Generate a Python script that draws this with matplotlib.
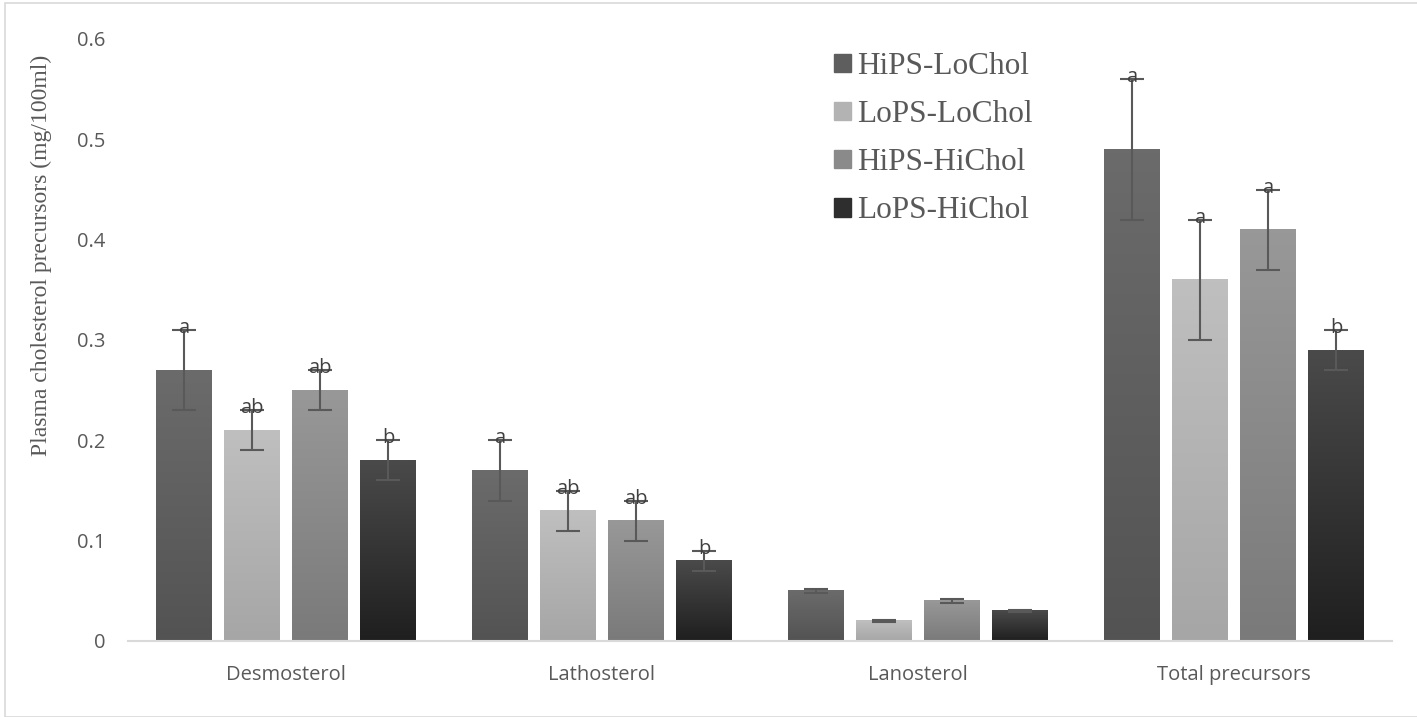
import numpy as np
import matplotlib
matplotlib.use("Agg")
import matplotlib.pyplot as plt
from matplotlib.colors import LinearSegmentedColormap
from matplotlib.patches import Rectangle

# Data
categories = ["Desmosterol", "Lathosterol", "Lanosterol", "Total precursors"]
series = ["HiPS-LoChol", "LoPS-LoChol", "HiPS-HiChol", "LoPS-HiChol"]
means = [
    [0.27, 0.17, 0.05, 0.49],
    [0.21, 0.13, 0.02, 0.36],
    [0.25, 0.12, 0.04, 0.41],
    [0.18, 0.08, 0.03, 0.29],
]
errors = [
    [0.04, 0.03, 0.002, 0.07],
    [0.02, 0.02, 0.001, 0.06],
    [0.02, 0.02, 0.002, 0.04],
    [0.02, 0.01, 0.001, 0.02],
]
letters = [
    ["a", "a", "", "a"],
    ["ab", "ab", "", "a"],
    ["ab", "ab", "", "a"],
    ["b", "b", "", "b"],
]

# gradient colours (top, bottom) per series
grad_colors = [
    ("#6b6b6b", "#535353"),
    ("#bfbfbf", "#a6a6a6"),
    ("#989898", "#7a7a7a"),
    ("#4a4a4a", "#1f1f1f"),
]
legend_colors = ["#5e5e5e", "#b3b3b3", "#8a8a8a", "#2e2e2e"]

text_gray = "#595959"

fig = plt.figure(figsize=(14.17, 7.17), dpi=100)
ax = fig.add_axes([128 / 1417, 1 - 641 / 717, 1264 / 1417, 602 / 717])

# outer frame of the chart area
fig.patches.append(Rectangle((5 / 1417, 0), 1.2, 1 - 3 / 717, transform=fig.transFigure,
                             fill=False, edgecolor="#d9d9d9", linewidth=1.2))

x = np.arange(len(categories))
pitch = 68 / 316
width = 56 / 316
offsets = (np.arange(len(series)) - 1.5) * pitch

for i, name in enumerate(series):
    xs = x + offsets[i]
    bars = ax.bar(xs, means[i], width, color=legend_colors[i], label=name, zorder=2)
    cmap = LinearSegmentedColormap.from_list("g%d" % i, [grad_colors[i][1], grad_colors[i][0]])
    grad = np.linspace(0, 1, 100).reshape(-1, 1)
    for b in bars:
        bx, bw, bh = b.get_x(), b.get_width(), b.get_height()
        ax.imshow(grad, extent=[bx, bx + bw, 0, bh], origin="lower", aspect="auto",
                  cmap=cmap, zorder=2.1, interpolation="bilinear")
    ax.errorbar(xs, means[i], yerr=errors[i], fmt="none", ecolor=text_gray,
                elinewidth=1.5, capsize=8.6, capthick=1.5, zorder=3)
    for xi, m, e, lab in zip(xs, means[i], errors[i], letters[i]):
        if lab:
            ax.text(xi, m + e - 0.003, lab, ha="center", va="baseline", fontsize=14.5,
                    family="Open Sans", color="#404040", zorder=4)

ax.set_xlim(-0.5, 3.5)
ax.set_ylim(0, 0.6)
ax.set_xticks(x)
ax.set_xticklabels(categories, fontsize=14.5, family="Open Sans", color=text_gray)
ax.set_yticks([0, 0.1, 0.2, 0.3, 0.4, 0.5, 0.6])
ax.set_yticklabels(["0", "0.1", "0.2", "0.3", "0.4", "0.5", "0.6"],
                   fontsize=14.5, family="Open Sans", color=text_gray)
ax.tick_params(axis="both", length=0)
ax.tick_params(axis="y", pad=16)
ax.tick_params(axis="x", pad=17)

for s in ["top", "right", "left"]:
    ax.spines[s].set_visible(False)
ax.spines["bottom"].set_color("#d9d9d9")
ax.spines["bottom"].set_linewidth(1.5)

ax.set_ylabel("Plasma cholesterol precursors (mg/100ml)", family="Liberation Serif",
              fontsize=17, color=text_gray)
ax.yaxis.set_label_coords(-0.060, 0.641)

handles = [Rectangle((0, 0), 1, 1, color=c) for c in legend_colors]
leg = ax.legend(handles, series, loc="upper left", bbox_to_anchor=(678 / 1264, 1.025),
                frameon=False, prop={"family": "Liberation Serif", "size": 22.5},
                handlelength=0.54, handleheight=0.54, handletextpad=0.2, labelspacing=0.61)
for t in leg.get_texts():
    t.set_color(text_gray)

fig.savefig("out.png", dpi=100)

To be done
Go from the first line of the listing to the line holding "from matplotlib.patches import Rectangle" and, please, transcribe those lines exactly, both included, with no pictures.

The completed task
Generate a Python script that draws this with matplotlib.
import numpy as np
import matplotlib
matplotlib.use("Agg")
import matplotlib.pyplot as plt
from matplotlib.colors import LinearSegmentedColormap
from matplotlib.patches import Rectangle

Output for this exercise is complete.